🤖 AI Summary
This work addresses the challenge of effective image restoration under severe noise in optical neural networks, which has been hindered by limitations in existing training methodologies. The study proposes the first framework to integrate transfer learning into all-optical computing: a free-space diffractive optical neural network is first pre-trained on a large-scale dataset of 3.45 million generic images and subsequently fine-tuned for specific tasks. This approach substantially enhances denoising performance at extremely low input PSNR levels (<8 dB), achieving output PSNR values exceeding 18 dB—outperforming both Fourier filtering and optically trained networks without pre-training.
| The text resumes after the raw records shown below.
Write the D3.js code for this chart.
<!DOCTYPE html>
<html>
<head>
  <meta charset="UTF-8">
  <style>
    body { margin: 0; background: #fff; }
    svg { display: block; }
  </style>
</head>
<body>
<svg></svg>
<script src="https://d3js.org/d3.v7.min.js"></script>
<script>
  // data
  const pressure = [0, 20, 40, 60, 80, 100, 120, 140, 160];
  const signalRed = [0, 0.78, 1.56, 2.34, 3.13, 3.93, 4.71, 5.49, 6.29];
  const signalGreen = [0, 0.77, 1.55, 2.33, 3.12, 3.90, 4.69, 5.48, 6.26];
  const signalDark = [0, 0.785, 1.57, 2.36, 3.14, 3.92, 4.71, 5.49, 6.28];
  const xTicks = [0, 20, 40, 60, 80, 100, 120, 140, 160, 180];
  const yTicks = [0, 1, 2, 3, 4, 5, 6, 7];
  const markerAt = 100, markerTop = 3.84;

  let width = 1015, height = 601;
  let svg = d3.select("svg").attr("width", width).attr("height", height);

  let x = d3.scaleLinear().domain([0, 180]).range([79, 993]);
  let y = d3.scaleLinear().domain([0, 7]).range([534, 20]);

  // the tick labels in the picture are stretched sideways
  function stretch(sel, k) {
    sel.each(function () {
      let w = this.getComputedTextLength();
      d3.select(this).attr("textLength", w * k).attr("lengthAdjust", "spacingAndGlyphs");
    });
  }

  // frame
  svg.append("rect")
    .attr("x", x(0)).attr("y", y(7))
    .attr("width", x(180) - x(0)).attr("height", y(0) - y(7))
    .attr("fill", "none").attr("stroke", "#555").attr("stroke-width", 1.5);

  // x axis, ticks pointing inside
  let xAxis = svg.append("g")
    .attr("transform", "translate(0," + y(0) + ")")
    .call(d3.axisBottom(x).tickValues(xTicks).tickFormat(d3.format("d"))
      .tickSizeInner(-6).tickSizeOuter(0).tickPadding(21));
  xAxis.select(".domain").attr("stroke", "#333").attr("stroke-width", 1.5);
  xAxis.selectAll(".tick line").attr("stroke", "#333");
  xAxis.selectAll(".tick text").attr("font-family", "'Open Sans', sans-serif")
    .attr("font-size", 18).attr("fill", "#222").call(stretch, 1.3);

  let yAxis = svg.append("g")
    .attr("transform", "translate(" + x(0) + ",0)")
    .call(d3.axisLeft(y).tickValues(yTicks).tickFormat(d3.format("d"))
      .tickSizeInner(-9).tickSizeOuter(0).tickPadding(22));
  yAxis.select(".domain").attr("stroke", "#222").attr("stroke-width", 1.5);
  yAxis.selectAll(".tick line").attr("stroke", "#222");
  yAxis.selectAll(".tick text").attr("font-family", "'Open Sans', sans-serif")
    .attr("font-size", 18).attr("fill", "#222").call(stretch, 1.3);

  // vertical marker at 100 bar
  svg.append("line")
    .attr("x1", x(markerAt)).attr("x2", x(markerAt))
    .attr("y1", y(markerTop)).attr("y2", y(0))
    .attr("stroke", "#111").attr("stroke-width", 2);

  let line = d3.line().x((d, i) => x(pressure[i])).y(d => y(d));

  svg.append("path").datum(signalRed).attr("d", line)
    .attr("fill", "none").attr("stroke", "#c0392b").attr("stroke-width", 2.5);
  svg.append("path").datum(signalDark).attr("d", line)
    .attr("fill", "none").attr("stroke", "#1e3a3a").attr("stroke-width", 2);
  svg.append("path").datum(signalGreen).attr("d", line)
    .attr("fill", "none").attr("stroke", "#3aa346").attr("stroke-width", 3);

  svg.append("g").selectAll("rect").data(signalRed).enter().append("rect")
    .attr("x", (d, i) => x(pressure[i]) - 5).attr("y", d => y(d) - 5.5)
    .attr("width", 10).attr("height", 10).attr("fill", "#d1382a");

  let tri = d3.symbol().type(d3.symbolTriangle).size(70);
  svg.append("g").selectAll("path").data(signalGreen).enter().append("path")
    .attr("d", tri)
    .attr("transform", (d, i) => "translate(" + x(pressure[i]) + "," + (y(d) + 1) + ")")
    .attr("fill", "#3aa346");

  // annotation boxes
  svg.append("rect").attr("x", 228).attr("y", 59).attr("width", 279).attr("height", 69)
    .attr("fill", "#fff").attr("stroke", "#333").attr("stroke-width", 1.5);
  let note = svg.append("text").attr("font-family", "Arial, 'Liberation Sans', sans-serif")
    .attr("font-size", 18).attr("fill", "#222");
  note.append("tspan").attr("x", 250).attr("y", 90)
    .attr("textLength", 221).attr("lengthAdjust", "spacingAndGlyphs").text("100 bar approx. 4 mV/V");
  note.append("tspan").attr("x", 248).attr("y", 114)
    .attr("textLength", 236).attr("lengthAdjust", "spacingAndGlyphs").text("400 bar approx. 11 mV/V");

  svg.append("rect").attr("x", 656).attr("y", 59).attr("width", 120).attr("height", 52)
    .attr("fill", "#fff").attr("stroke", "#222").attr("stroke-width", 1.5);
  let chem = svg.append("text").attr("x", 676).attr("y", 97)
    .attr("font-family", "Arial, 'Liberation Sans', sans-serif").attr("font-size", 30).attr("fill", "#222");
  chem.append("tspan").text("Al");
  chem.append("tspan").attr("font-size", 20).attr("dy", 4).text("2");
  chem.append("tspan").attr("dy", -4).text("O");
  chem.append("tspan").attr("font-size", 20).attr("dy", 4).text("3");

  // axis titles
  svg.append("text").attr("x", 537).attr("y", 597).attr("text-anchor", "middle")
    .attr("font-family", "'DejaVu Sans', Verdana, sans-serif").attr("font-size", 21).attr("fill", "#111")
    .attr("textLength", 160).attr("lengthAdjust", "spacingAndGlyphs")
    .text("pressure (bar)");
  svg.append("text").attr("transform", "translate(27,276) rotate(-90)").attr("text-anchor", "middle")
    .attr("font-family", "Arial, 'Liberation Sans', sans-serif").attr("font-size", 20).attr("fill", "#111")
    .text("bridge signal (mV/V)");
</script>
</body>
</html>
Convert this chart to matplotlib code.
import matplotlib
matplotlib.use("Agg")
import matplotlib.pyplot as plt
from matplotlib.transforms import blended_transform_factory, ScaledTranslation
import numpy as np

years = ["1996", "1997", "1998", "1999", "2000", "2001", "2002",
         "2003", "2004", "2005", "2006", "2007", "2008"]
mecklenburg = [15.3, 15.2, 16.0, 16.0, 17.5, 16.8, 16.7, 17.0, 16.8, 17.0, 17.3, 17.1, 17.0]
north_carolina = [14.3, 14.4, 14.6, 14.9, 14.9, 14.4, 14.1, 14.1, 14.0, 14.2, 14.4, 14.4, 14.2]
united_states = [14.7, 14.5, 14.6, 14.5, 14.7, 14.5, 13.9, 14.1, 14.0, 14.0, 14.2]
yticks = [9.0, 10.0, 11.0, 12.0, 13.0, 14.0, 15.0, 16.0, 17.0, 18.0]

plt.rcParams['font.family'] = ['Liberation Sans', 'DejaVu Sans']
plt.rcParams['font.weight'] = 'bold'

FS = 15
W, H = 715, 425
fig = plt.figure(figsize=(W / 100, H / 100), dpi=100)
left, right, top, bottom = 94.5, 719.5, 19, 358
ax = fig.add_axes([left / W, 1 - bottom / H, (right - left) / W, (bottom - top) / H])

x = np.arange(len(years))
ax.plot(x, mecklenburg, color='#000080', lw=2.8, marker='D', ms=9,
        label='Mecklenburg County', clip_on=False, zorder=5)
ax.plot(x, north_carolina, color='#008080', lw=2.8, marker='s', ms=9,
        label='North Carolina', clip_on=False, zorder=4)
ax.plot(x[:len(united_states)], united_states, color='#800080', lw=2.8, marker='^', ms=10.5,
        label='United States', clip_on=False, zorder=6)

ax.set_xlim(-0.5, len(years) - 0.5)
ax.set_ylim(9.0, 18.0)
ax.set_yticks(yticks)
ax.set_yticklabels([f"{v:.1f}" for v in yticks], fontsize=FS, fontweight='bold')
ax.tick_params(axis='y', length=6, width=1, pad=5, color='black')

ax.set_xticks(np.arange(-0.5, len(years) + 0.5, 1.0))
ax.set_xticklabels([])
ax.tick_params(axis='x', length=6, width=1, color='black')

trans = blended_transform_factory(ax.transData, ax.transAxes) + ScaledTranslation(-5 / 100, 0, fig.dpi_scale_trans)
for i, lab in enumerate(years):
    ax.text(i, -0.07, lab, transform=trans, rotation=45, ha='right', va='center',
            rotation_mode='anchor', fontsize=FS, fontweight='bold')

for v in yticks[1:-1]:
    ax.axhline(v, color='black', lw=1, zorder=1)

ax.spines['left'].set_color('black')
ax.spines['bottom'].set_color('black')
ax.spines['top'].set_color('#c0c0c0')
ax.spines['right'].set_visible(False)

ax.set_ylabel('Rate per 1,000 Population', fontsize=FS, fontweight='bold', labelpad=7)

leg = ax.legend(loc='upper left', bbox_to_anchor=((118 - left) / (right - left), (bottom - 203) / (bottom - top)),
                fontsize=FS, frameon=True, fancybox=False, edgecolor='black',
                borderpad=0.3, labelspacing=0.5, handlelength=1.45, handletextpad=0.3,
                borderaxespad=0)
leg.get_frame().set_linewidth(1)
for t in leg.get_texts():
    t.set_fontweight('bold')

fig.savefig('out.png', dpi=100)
Moreover, the model demonstrates strong generalization across diverse datasets, including MNIST, ChestMNIST, CIFAR-10, and CelebA, successfully enabling downstream vision applications such as face detection, license plate recognition, and drone localization.
📝 Abstract
Optical neural networks are emerging as powerful machine learning and information processing tools because of their potential advantages in speed and energy efficiency. The training methods of these physical models, however, remain underexplored compared to their digital counterparts and are leading to suboptimal performance. This paper reports a pre-training-driven approach that leads to snapshot image denoising with substantially improved quality. We demonstrated effective free-space optical denoising by a diffractive network optimized by a two-step process including (1) pre-training using a massive dataset of 3.45 million diverse but simple images and (2) fine-tuning with the corresponding task-specific datasets. Compared to conventional Fourier-domain filtering and directly trained diffractive networks, such a transfer learning process exhibited prominent advantages for denoising images degraded by severe noise, peak signal-to-noise ratio (PSNR) below 8 dB, while preserving fine image features and improving the PSNR to above 18 dB. Importantly, the same pre-trained optical network could be consistently fine-tuned to process degraded images from highly diverse styles ranging from handwritten digits (MNIST) and chest X-rays (ChestMNIST) to CIFAR-10 images and human faces (CelebA). We further demonstrated the critical role of our optical denoisers in vision-based applications, including face detection, plate recognition, and localization of UAVs in noisy conditions.